Innovation ist auch nicht mehr das, was sie mal war. Wenn diese Behauptung noch einer Bestätigung bedurft hätte: Der „Innovationstag“ 2017 lieferte sie.

Wir hatten uns ursprünglich aus redaktionellen und technischen Gründen darauf geeinigt, diesen Beitrag aus dem Oktober 2017 nicht mehr zu publizieren. Aufgrund der Abwicklung von Cambridge Analytica und den Ermittlungen gegen Alexander Nix wegen Datendiebstals und der hiermit verbundenen gravierenden Probleme bei Facebook, die eine Neubewertung von Markenkommunikation in Sozialen Medien unumgänglich machen, haben wir uns jetzt doch (hinterher ist man klüger…) zu einer Veröffentlichung entschlossen.
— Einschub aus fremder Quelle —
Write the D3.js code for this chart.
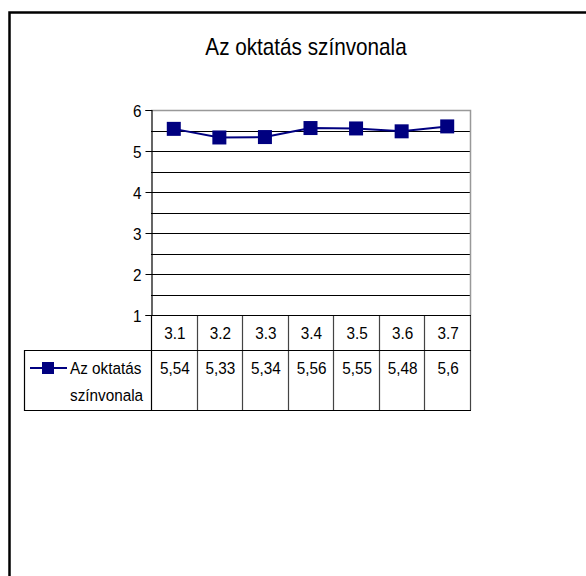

Seit 2004 findet alle Jahre wieder der „Innovationstag“ im Haus der Kommunikation in München statt. So auch am 28. September 2017, wo man unter dem großsprecherischen Motto „Inspiration von den Besten – für den Erfolg von Morgen“ nach eigenen Angaben „400 Vorstände, Geschäftsführer und Markenverantwortliche und internationale Top-Referenten aus Wirtschaft, Medien und Politik miteinander ins Gespräch“ brachte. Veranstalter des prominent besetzten Events sind die Werbeagenturgruppe Serviceplan, die Vermarktungsgesellschaft und RTL-Tochter IP Deutschland, die FAZ, Gruner und Jahr, Samsung und das Red Bull Media House. Top-Referenten waren dieses Jahr u.a. der schwedische „Cyberphilosoph“ Alexander Bard, der FAZ-Herausgeber und Feuilleton-Chef Jürgen Kaube, Professor Nida-Rümelin, Ex-Verteidigungsminister zu Guttenberg und Cambridge Analytica- CEO Alexander Nix. So weit, so gut. Davon einmal abgesehen, hinterlässt die Veranstaltung – auf der sich die Wirtschafts- und Medienelite ein weiteres Mal als Erfolgsgarant von Morgen inszeniert – trotz (oder vielleicht auch: wegen) ihrer ambitionierten Innovationsrhetorik eher einen faden Beigeschmack. Offenbar hat der vielbeschworene Begriff der Innovation im Laufe der Jahre deutlich an Strahlkraft verloren hat.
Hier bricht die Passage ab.